I am afraid that any true picture of our parents, especially of my mother, will not do them justice in the eyes of the young people of the present day, who are accustomed to a far more indulgent government, and yet seem to me to know little of the loyal veneration and submission with which we have, through life, regarded our father and mother. It would have been reckoned disrespectful to address them by these names; they were through life to us, in private, papa and mamma, and we never presumed to take a liberty with them. I doubt whether the petting, patronising equality of terms on which children now live with their parents be equally wholesome. There was then, however, strong love and self- sacrificing devotion; but not manifested in softness or cultivation of sympathy. Nothing was more dreaded than spoiling, which was viewed as idle and unjustifiable self-gratification at the expense of the objects thereof. There were an unlucky little pair in Russell Square who were said to be 'spoilt children,' and who used to be mentioned in our nursery with bated breath as a kind of monsters or criminals. I believe our mother laboured under a perpetual fear of spoiling Griff as the eldest, Clarence as the beauty, me as the invalid, Emily (two years younger) as the only girl, and Martyn as the after-thought, six years below our sister. She was always performing little acts of conscientiousness, little as we guessed it.
Thus though her unremitting care saved my life, and was such that she finally brought on herself a severe and dangerous illness, she kept me in order all the time, never wailed over me nor weakly pitied me, never permitted resistance to medicine nor rebellion against treatment, enforced little courtesies, insisted on every required exertion, and hardly ever relaxed the rule of Spartan fortitude in herself as in me. It is to this resolution on her part, carried out consistently at whatever present cost to us both, that I owe such powers of locomotion as I possess, and the habits of exertion that have been even more valuable to me.
When at last, after many weeks, nay months, of this watchfulness, she broke down, so that her life was for a time in danger, the lack of her bracing and tender care made my life very trying, after I found myself transported to the nursery, scarcely understanding why, accused of having by my naughtiness made ray poor mamma so ill, and discovering for the first time that I was a miserable, naughty little fretful being, and with nobody but Clarence and the housemaid to take pity on me.

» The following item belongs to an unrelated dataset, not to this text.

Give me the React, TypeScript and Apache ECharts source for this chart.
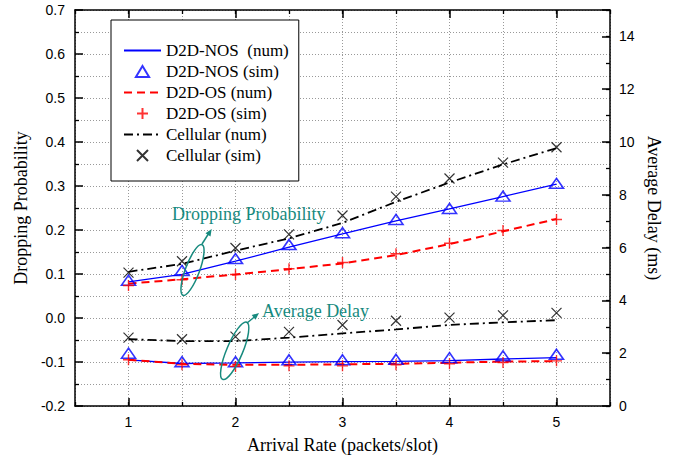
import React, { useEffect, useRef } from "react";
import * as echarts from "echarts";

const arrivalRates = [1, 1.5, 2, 2.5, 3, 3.5, 4, 4.5, 5];
const xTickLabels = [1, 2, 3, 4, 5];

// Dropping probability (left axis)
const dropNosNum = [0.082, 0.099, 0.129, 0.161, 0.191, 0.221, 0.248, 0.276, 0.304];
const dropNosSim = [0.086, 0.108, 0.135, 0.167, 0.194, 0.224, 0.249, 0.277, 0.306];
const dropOsNum = [0.078, 0.088, 0.099, 0.111, 0.124, 0.143, 0.168, 0.197, 0.225];
const dropOsSim = [0.074, 0.087, 0.099, 0.112, 0.126, 0.146, 0.17, 0.199, 0.224];
const dropCellNum = [0.105, 0.123, 0.153, 0.181, 0.216, 0.264, 0.308, 0.349, 0.386];
const dropCellSim = [0.103, 0.129, 0.159, 0.19, 0.233, 0.276, 0.317, 0.353, 0.388];

// Average delay (right axis, ms)
const delayNosNum = [1.75, 1.61, 1.63, 1.66, 1.68, 1.69, 1.72, 1.78, 1.83];
const delayNosSim = [2.0, 1.68, 1.68, 1.75, 1.75, 1.77, 1.83, 1.9, 1.96];
const delayOsNum = [1.75, 1.6, 1.56, 1.56, 1.58, 1.6, 1.64, 1.68, 1.7];
const delayOsSim = [1.75, 1.56, 1.5, 1.52, 1.52, 1.56, 1.6, 1.65, 1.71];
const delayCellNum = [2.53, 2.46, 2.46, 2.59, 2.75, 2.9, 3.07, 3.17, 3.25];
const delayCellSim = [2.59, 2.53, 2.63, 2.81, 3.07, 3.23, 3.35, 3.43, 3.53];

const names = [
  "D2D-NOS  (num)",
  "D2D-NOS (sim)",
  "D2D-OS (num)",
  "D2D-OS (sim)",
  "Cellular (num)",
  "Cellular (sim)",
];

const TEAL = "#178a7e";
const SERIF = "Liberation Serif, Times New Roman, serif";
const SANS = "Liberation Sans, Arial, sans-serif";
const TRIANGLE = "path://M6,0L12,10L0,10Z";
const PLUS = "path://M5,0L5,10M0,5L10,5";
const CROSS = "path://M0,0L10,10M10,0L0,10";
const CLEAR = "rgba(0,0,0,0)";

const pairs = (ys: number[]) => arrivalRates.map((x, i) => [x, ys[i]]);

function buildSeries(axis: number, vals: number[][]) {
  const [nosNum, nosSim, osNum, osSim, cellNum, cellSim] = vals;
  const lineCommon = {
    type: "line", yAxisIndex: axis, symbol: "none", z: 3,
    itemStyle: { color: CLEAR, borderColor: CLEAR, borderWidth: 0 },
  };
  const scatCommon = { type: "scatter", yAxisIndex: axis, symbolKeepAspect: true, z: 4 };
  return [
    {
      ...lineCommon, name: names[0], data: pairs(nosNum),
      lineStyle: { color: "#0000ff", width: 1.3, type: "solid" },
    },
    {
      ...scatCommon, name: names[1], data: pairs(nosSim), symbol: TRIANGLE,
      symbolSize: [14, 12], itemStyle: { color: CLEAR, borderColor: "#0000ff", borderWidth: 1.6 },
    },
    {
      ...lineCommon, name: names[2], data: pairs(osNum),
      lineStyle: { color: "#ff0000", width: 2, type: [8, 5] },
    },
    {
      ...scatCommon, name: names[3], data: pairs(osSim), symbol: PLUS,
      symbolSize: 11, itemStyle: { color: "#ff0000", borderColor: "#ff0000", borderWidth: 1.4 },
    },
    {
      ...lineCommon, name: names[4], data: pairs(cellNum),
      lineStyle: { color: "#000000", width: 1.8, type: [9, 4, 2, 4] },
    },
    {
      ...scatCommon, name: names[5], data: pairs(cellSim), symbol: CROSS,
      symbolSize: 10, itemStyle: { color: "#000000", borderColor: "#000000", borderWidth: 1.2 },
    },
  ];
}

const gridLine = { show: true, lineStyle: { color: "#999", width: 1, type: [1, 2] } };
const frame = { show: true, onZero: false, lineStyle: { color: "#000", width: 1.5 } };
const noLine = { show: false, onZero: false };

export default function App() {
  const ref = useRef<HTMLDivElement>(null);
  useEffect(() => {
    if (!ref.current) return;
    const chart = echarts.init(ref.current, undefined, { renderer: "svg" });
    const xBase = { type: "value", min: 0.5, max: 5.5, interval: 0.5 };
    chart.setOption({
      animation: false,
      backgroundColor: "#fff",
      grid: { left: 75, right: 71, top: 10, bottom: 51 },
      legend: {
        data: names,
        orient: "vertical",
        left: 111,
        top: 20,
        padding: [22, 10, 17, 12],
        itemWidth: 37,
        itemHeight: 11,
        itemGap: 4,
        symbolKeepAspect: true,
        backgroundColor: "#fff",
        borderColor: "#000",
        borderWidth: 1,
        textStyle: { fontFamily: SERIF, fontSize: 17, color: "#000" },
        z: 10,
      },
      xAxis: [
        {
          ...xBase, position: "bottom",
          name: "Arrival Rate (packets/slot)", nameLocation: "middle", nameGap: 30,
          nameTextStyle: { fontFamily: SERIF, fontSize: 18, color: "#000" },
          axisLine: frame,
          axisTick: { show: true, inside: true, length: 4, lineStyle: { color: "#000", width: 1.3 } },
          axisLabel: {
            show: true, margin: 9, fontFamily: SANS, fontSize: 14, color: "#000",
            customValues: xTickLabels, formatter: (v: number) => String(v),
          },
          splitLine: gridLine,
        },
        {
          ...xBase, position: "bottom",
          axisLine: noLine,
          axisTick: { show: true, inside: true, length: 8, customValues: xTickLabels, lineStyle: { color: "#000", width: 1.5 } },
          axisLabel: { show: false },
          splitLine: { show: false },
        },
        {
          ...xBase, position: "top",
          axisLine: frame,
          axisTick: { show: true, inside: true, length: 4, lineStyle: { color: "#000", width: 1.3 } },
          axisLabel: { show: false },
          splitLine: { show: false },
        },
        {
          ...xBase, position: "top",
          axisLine: noLine,
          axisTick: { show: true, inside: true, length: 8, customValues: xTickLabels, lineStyle: { color: "#000", width: 1.5 } },
          axisLabel: { show: false },
          splitLine: { show: false },
        },
      ],
      yAxis: [
        {
          type: "value", min: -0.2, max: 0.7, interval: 0.1, position: "left",
          name: "Dropping Probability", nameLocation: "middle", nameGap: 42,
          nameTextStyle: { fontFamily: SERIF, fontSize: 18, color: "#000" },
          axisLine: frame,
          axisTick: { show: true, inside: true, length: 8, lineStyle: { color: "#000", width: 1.5 } },
          minorTick: { show: true, splitNumber: 2, length: 4, lineStyle: { color: "#000", width: 1.3 } },
          axisLabel: {
            margin: 10, fontFamily: SANS, fontSize: 14, color: "#000",
            formatter: (v: number) => (Math.abs(v) < 1e-9 ? 0 : v).toFixed(1),
          },
          splitLine: gridLine,
          minorSplitLine: gridLine,
        },
        {
          type: "value", min: 0, max: 15, interval: 2, position: "right",
          name: "Average Delay (ms)", nameLocation: "middle", nameGap: 35, nameRotate: -90,
          nameTextStyle: { fontFamily: SERIF, fontSize: 18, color: "#000" },
          axisLine: frame,
          axisTick: { show: true, inside: true, length: 8, lineStyle: { color: "#000", width: 1.5 } },
          axisLabel: {
            margin: 9, fontFamily: SANS, fontSize: 14, color: "#000",
            formatter: (v: number) => (v > 14 ? "" : String(v)),
          },
          splitLine: { show: false },
        },
        {
          type: "value", min: 0, max: 15, interval: 1, position: "right",
          axisLine: noLine,
          axisTick: { show: true, inside: true, length: 4, lineStyle: { color: "#000", width: 1.3 } },
          axisLabel: { show: false },
          splitLine: { show: false },
        },
      ],
      graphic: [
        {
          type: "text", left: 172, top: 205, z: 20,
          style: { text: "Dropping Probability", fill: TEAL, font: `18px ${SERIF}` },
        },
        {
          type: "ellipse", z: 20, x: 192.5, y: 270, rotation: -0.36,
          shape: { cx: 0, cy: 0, rx: 7, ry: 27 },
          style: { fill: "none", stroke: TEAL, lineWidth: 1.5 },
        },
        {
          type: "line", z: 20, shape: { x1: 202, y1: 244, x2: 209, y2: 233 },
          style: { stroke: TEAL, lineWidth: 1.5 },
        },
        {
          type: "polygon", z: 20,
          shape: { points: [[211.7, 229], [210.5, 236.5], [205.5, 233.3]] },
          style: { fill: TEAL },
        },
        {
          type: "text", left: 262, top: 302, z: 20,
          style: { text: "Average Delay", fill: TEAL, font: `18px ${SERIF}` },
        },
        {
          type: "ellipse", z: 20, x: 234.7, y: 350.8, rotation: -0.4,
          shape: { cx: 0, cy: 0, rx: 8, ry: 31 },
          style: { fill: "none", stroke: TEAL, lineWidth: 1.5 },
        },
        {
          type: "line", z: 20, shape: { x1: 247, y1: 323, x2: 255, y2: 316.5 },
          style: { stroke: TEAL, lineWidth: 1.5 },
        },
        {
          type: "polygon", z: 20,
          shape: { points: [[259, 313], [255.5, 319.7], [251.7, 315.1]] },
          style: { fill: TEAL },
        },
      ],
      series: [
        ...buildSeries(0, [dropNosNum, dropNosSim, dropOsNum, dropOsSim, dropCellNum, dropCellSim]),
        ...buildSeries(1, [delayNosNum, delayNosSim, delayOsNum, delayOsSim, delayCellNum, delayCellSim]),
      ],
    });
    return () => chart.dispose();
  }, []);
  return (
    <div
      ref={ref}
      style={{ position: "absolute", left: 0, top: 0, width: 681, height: 459, background: "#fff" }}
    />
  );
}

Nurse Gooch was a masterful, trustworthy woman, and was laid under injunctions not to indulge Master Edward. She certainly did not err in that respect, though she attended faithfully to my material welfare; but woe to me if I gave way to a little moaning; and what I felt still harder, she never said 'good boy' if I contrived to abstain.
I hear of carpets, curtains, and pictures in the existing nurseries. They must be palaces compared with our great bare attic, where nothing was allowed that could gather dust. One bit of drugget by the fireside, where stood a round table at which the maids talked and darned stockings, was all that hid the bare boards; the walls were as plain as those of a workhouse, and when the London sun did shine, it glared into my eyes through the great unshaded windows. There was a deal table for the meals (and very plain meals they were), and two or three big presses painted white for our clothes, and one cupboard for our toys. I must say that Gooch was strictly just, and never permitted little Emily, nor Griff--though he was very decidedly the favourite,--to bear off my beloved woolly dog to be stabled in the houses of wooden bricks which the two were continually constructing for their menagerie of maimed animals.